Hats Off To Our Former Midwives

Memories of giving birth to a daughter prematurely some 70 years ago, has prompted a local mother to knit more than 70 baby hats for the neonatal unit at Forth Valley Royal Hospital, as a way of saying thank you.

Mary Sellstrom was 7 months pregnant when, a week before her 18th birthday, the baby decided to arrive early. Her little girl entered the world at 3lb 2 ozs but her weight subsequently dropped to 2lb 12 ozs. Mrs Sellstrom said that without the dedication and determination of the midwifery team at the former Falkirk and District Royal Infirmary, her firstborn would never have survived.

Celebrating her daughter, Jacque’s 70th birthday recently, Mrs Sellstrum said she wanted to help other premature babies. She went on to explain how things have changed in so many ways since 1950. For example her daughter was taken immediately after delivery and placed in an incubator. She was not allowed to touch or hold her and had to remain in bed for 10 days.
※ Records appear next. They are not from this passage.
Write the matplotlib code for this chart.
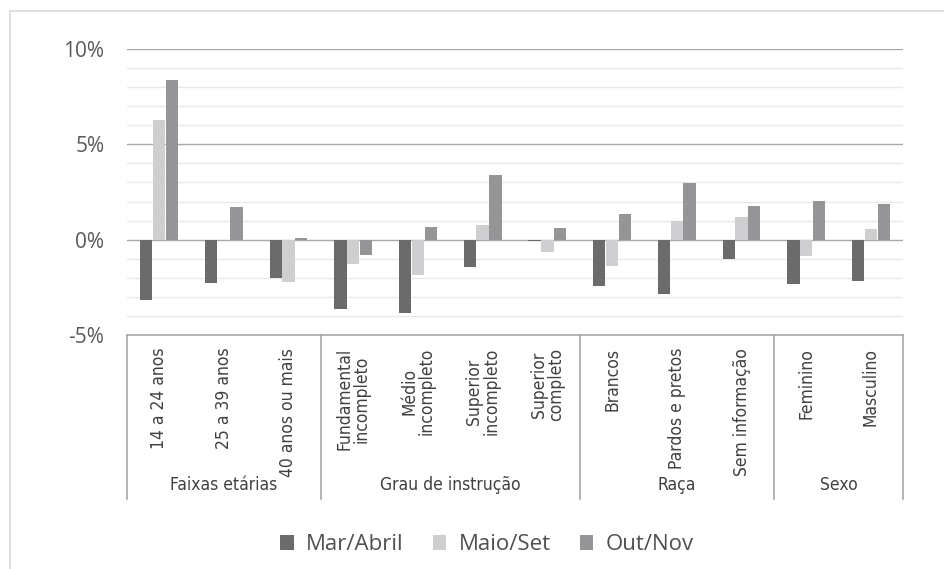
import matplotlib.pyplot as plt
import matplotlib.transforms as mtransforms
from matplotlib import font_manager
from matplotlib.patches import Patch, Rectangle
import numpy as np

# --- Data (variação, em %) ---
groups = ["Faixas etárias", "Grau de instrução", "Raça", "Sexo"]
group_sizes = [3, 4, 3, 2]
categories = [
    "14 a 24 anos", "25 a 39 anos", "40 anos ou mais",
    "Fundamental\nincompleto", "Médio\nincompleto", "Superior\nincompleto", "Superior\ncompleto",
    "Brancos", "Pardos e pretos", "Sem informação",
    "Feminino", "Masculino",
]
series_names = ["Mar/Abril", "Maio/Set", "Out/Nov"]
mar_abril = [-3.15, -2.28, -2.0, -3.65, -3.87, -1.45, -0.05, -2.45, -2.87, -1.0, -2.31, -2.18]
maio_set = [6.25, 0.0, -2.2, -1.3, -1.85, 0.75, -0.63, -1.4, 0.98, 1.17, -0.86, 0.56]
out_nov = [8.4, 1.7, 0.1, -0.82, 0.67, 3.38, 0.63, 1.33, 2.98, 1.77, 2.01, 1.87]
yticks = [-5, 0, 5, 10]

colors = ["#6b6b6b", "#cfcfd1", "#959597"]
reg_font = ["Open Sans", "DejaVu Sans"]

# pick a narrow font for the category labels, if one is around
cond_props = dict(fontfamily=["Roboto", "DejaVu Sans"], fontsize=10.5)
for fam, stretch in [("Liberation Sans Narrow", "normal"), ("DejaVu Sans", "condensed")]:
    try:
        path = font_manager.findfont(font_manager.FontProperties(family=fam, stretch=stretch),
                                     fallback_to_default=False)
    except ValueError:
        continue
    if "Narrow" in path or "Condensed" in path:
        cond_props = dict(fontfamily=[fam, "DejaVu Sans"], fontstretch=stretch, fontsize=12.5)
        break

fig = plt.figure(figsize=(9.44, 5.69), dpi=100)
ax = fig.add_axes([126.7 / 944, 1 - 335 / 569, (903.3 - 126.7) / 944, 286 / 569])

# outer chart frame (left and top edges visible)
fig.add_artist(Rectangle((10 / 944, -0.1), 1.2, 1 - 11 / 569 + 0.1, transform=fig.transFigure,
                         fill=False, edgecolor="#d9d9d9", linewidth=1.2))

x = np.arange(len(categories))
width = 0.19
offset = 0.197
for i, (vals, name) in enumerate(zip([mar_abril, maio_set, out_nov], series_names)):
    ax.bar(x + (i - 1) * offset, vals, width, color=colors[i], label=name, zorder=3)

# grid: minor every 1%, major every 5%
ax.set_ylim(-5, 10)
ax.set_xlim(-0.5, len(categories) - 0.5)
for v in range(-4, 10):
    if v % 5 != 0:
        ax.axhline(v, color="#e8e8e8", linewidth=1, zorder=1)
for v in yticks[1:]:
    ax.axhline(v, color="#a8a8a8", linewidth=1, zorder=2)

ax.set_yticks(yticks)
ax.set_yticklabels([f"{v}%" for v in yticks], fontfamily=reg_font, fontsize=15, color="#595959")
ax.tick_params(axis="y", length=0, pad=16)
ax.set_xticks([])
for s in ax.spines.values():
    s.set_visible(False)

# multi-level category table under the axis
trans = mtransforms.blended_transform_factory(ax.transData, ax.transAxes)
line_kw = dict(color="#a0a0a0", linewidth=1.1, clip_on=False)
ax.plot([-0.5, len(categories) - 0.5], [0, 0], transform=trans, **line_kw)
bounds = np.concatenate([[0], np.cumsum(group_sizes)]) - 0.5
for b in bounds:
    ax.plot([b, b], [0, -0.573], transform=trans, **line_kw)

for xi, lab in zip(x, categories):
    ax.text(xi, -0.045, lab, transform=trans, rotation=90, ha="center", va="top",
            multialignment="center", color="#404040", linespacing=0.95, **cond_props)

for g, lo, hi in zip(groups, bounds[:-1], bounds[1:]):
    ax.text((lo + hi) / 2, -0.524, g, transform=trans, ha="center", va="center",
            color="#404040", **cond_props)

handles = [Patch(facecolor=c) for c in colors]
fig.legend(handles, series_names, loc="center", bbox_to_anchor=(487 / 944, 1 - 545 / 569),
           ncol=3, frameon=False, prop={"family": reg_font, "size": 16},
           labelcolor="#505050", handlelength=0.62, handleheight=0.62,
           handletextpad=0.55, columnspacing=1.3)

fig.savefig("out.png", dpi=100)
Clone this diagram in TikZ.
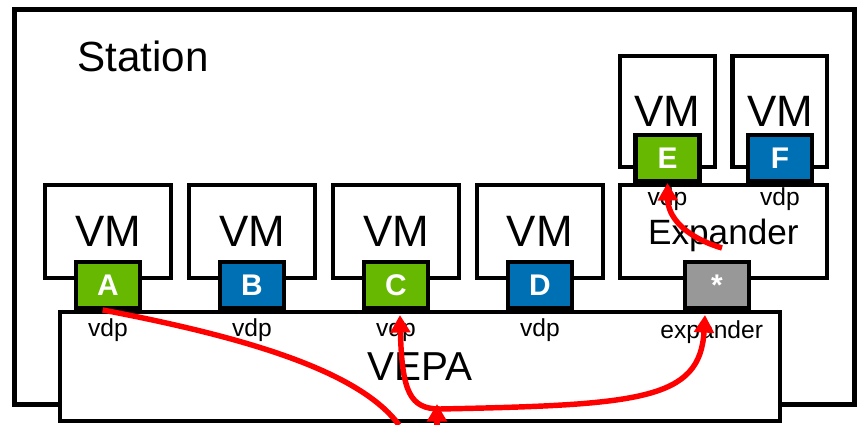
\documentclass[tikz,border=0pt]{standalone}
\usepackage{fontspec}
\setmainfont{Liberation Sans}
\usepackage{tikz}
\usetikzlibrary{positioning,arrows.meta}

\definecolor{vdpgreen}{RGB}{102,184,0}
\definecolor{vdpblue}{RGB}{0,112,180}
\definecolor{expgray}{RGB}{152,152,152}

\begin{document}
\begin{tikzpicture}[x=0.02cm, y=-0.02cm, node distance=2.88cm,
    >={Triangle[length=10pt,width=11pt]},
    box/.style={draw, line width=2.3pt, fill=white, inner sep=0pt},
    vmbox/.style={box, minimum width=2.52cm, minimum height=1.86cm, font=\fontsize{25pt}{30pt}\selectfont},
    topvm/.style={box, minimum width=1.9cm, minimum height=2.22cm, font=\fontsize{25pt}{30pt}\selectfont},
    port/.style={draw, line width=2.3pt, anchor=south, minimum width=1.28cm, minimum height=0.92cm,
      inner sep=0pt, text=white, font=\fontsize{17pt}{20pt}\bfseries\selectfont},
    small/.style={inner sep=0pt, font=\fontsize{14pt}{16pt}\selectfont},
    flow/.style={red, line width=3.1pt}]
    \useasboundingbox (0,0) rectangle (860,425);

    \node[draw, line width=2.8pt, minimum width=16.8cm, minimum height=7.9cm] (station) at (434.5,207) {};
    \node[anchor=base west, inner sep=0pt, font=\fontsize{24pt}{28pt}\selectfont] (title) at (77,72) {Station};

    % virtual machines
    \node[vmbox] (vm1) at (108,231.5) {VM};
    \node[vmbox] (vm2) [right of=vm1] {VM};
    \node[vmbox] (vm3) [right of=vm2] {VM};
    \node[vmbox] (vm4) [right of=vm3] {VM};
    \node[box, minimum width=4.14cm, minimum height=1.86cm, text depth=0pt,
      font=\fontsize{20pt}{24pt}\selectfont] (expander) [right of=vm4, node distance=3.67cm] {Expander};
    \node[topvm] (vmE) at (667.5,111.5) {VM};
    \node[topvm] (vmF) [right of=vmE, node distance=2.25cm] {VM};

    \node[box, minimum width=14.4cm, minimum height=2.18cm, font=\fontsize{23pt}{28pt}\selectfont] (vepa) at (420,366.5) {VEPA};

    % ports
    \node[port, fill=vdpgreen] (portA) at (vm1 |- vepa.north) {A};
    \node[port, fill=vdpblue] (portB) at (vm2 |- vepa.north) {B};
    \node[port, fill=vdpgreen] (portC) at (vm3 |- vepa.north) {C};
    \node[port, fill=vdpblue] (portD) at (vm4 |- vepa.north) {D};
    \node[port, fill=expgray] (portX) at (717,310) {*};
    \node[port, fill=vdpgreen] (portE) at (vmE |- expander.north) {E};
    \node[port, fill=vdpblue] (portF) at (vmF |- expander.north) {F};

    \node[small, below=0.16cm of portA] {vdp};
    \node[small, below=0.16cm of portB] {vdp};
    \node[small, below=0.16cm of portC] {vdp};
    \node[small, below=0.16cm of portD] {vdp};
    \node[small, below=0.2cm of portX, xshift=-3pt] {expander};
    \node[small, below=0.08cm of portE] {vdp};
    \node[small, below=0.08cm of portF] {vdp};

    % traffic
    \coordinate (enterA) at (399,425);
    \coordinate (enterB) at (437,425);
    \coordinate (joinB) at (437,404);
    \coordinate (fromX) at (722,248);

    \draw[flow] ([xshift=-3pt]portA.south) .. controls (250,338) and (360,372) .. (enterA);
    \draw[flow,->] (enterB) -- (joinB);
    \draw[flow,<->] ([shift={(4,5)}]portC.south) .. controls (402,392) and (410,409) .. (440,409)
      .. controls (640,405) and (700,400) .. ([shift={(-12,5)}]portX.south);
    \draw[flow,->] (fromX) .. controls (682,236) and (668,215) .. (portE.south);
\end{tikzpicture}
\end{document}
She explained: “My husband was allowed to see the baby once through the window of the incubator room where our daughter lay. He was then asked to leave.”

There was no touching, no holding, just looking through the window. I was heartbroken and longed to hold her.”

In her adult life her daughter became a nurse, a wife, a mother and a grandmother, all of which would not have come about without the care of the midwife and nurses in the premature baby unit at the former Falkirk and District Royal Infirmary.